Stated goal:
Give the number of lines in the data that hold the word "chart", and nothing else.

* begin *

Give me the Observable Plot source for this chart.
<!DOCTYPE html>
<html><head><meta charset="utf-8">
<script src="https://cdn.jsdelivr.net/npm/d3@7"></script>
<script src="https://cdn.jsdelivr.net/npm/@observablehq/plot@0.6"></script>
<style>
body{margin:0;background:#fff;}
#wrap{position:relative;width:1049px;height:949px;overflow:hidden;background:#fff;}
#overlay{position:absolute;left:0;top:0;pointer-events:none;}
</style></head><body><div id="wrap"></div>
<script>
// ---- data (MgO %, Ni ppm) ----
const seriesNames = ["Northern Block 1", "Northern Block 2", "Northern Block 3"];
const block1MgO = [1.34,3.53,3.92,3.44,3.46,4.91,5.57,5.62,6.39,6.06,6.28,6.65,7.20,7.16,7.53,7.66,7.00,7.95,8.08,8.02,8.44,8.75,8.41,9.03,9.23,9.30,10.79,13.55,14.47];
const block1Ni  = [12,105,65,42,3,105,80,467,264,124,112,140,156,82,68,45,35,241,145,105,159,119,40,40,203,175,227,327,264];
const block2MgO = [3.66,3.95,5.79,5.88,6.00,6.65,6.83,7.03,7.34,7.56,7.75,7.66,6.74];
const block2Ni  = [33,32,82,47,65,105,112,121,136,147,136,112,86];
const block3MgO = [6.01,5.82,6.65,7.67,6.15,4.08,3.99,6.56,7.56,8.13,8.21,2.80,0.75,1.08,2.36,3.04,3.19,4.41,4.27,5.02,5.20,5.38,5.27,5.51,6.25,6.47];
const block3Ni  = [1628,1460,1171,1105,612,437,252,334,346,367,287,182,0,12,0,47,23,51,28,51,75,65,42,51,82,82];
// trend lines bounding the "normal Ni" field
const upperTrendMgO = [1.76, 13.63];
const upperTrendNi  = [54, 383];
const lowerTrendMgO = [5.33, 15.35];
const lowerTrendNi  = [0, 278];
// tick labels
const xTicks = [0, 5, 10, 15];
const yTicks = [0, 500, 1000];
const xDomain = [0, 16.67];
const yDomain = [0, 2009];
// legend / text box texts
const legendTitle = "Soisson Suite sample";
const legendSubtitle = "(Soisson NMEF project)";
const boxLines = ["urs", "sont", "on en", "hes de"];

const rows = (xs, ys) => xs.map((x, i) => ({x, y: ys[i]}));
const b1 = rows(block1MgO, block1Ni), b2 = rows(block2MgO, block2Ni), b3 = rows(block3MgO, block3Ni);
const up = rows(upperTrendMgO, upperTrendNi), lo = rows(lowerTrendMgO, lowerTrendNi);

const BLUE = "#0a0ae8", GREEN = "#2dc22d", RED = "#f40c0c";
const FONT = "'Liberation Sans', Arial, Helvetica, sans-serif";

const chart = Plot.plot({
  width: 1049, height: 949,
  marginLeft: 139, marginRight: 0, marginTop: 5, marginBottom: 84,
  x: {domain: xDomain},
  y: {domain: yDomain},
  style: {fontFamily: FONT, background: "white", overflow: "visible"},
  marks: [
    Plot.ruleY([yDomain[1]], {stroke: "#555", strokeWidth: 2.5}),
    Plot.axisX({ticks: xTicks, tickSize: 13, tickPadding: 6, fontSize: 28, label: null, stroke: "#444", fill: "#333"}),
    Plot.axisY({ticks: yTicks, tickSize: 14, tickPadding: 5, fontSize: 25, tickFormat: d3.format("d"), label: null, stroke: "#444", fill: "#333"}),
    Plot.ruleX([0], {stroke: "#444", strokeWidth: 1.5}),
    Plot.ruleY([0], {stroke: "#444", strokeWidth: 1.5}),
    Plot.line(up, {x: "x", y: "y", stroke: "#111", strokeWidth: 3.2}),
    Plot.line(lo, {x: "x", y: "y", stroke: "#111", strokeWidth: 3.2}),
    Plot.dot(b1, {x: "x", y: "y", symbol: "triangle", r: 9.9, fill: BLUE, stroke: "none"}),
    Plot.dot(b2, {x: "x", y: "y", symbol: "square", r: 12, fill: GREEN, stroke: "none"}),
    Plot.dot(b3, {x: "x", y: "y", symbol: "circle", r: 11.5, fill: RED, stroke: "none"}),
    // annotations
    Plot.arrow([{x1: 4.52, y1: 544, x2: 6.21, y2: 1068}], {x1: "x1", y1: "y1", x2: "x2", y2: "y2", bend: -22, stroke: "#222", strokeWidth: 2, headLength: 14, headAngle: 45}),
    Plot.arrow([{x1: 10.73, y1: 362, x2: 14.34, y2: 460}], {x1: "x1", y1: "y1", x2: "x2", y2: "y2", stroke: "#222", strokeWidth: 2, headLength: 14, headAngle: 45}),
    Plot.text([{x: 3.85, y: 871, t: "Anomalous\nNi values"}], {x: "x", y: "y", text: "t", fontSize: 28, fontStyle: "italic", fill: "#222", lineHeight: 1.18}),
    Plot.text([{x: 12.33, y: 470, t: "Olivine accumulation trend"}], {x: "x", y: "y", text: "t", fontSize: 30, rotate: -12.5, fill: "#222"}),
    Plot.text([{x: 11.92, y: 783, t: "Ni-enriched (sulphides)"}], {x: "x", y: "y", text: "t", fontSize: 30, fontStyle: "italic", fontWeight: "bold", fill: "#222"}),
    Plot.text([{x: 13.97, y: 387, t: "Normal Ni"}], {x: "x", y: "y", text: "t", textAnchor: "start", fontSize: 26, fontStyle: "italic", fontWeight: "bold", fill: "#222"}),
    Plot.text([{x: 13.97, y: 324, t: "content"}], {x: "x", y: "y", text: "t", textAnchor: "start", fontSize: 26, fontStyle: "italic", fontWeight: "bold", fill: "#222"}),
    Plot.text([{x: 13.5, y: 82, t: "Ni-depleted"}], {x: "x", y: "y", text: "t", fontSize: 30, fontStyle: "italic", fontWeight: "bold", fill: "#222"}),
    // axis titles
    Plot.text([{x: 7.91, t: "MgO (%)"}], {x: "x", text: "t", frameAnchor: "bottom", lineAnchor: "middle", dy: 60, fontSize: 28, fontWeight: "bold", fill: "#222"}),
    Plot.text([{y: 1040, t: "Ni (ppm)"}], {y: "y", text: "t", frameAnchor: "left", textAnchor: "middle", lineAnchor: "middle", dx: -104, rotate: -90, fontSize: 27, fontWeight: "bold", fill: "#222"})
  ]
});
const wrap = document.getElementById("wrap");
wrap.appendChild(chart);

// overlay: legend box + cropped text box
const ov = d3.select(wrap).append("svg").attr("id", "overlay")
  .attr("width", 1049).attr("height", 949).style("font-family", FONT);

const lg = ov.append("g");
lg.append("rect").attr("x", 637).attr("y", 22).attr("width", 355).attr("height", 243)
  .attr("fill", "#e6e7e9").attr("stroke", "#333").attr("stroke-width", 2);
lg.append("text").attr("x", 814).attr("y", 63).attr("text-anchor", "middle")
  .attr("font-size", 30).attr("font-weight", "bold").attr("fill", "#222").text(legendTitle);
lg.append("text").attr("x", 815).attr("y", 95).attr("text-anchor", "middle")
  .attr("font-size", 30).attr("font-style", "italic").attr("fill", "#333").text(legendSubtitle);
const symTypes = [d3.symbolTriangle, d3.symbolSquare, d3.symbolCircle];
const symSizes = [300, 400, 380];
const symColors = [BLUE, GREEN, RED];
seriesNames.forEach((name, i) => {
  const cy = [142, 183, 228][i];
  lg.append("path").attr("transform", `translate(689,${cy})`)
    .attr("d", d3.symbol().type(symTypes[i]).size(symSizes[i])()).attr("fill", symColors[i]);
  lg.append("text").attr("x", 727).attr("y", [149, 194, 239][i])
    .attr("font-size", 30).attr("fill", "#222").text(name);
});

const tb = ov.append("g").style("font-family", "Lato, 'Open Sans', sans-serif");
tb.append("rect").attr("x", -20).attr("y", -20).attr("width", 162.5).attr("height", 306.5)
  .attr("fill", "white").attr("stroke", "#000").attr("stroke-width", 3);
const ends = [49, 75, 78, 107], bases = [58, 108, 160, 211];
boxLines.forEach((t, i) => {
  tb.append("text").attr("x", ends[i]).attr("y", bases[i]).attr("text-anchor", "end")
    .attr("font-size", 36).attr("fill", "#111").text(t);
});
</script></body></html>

* end *

Output of the task:
3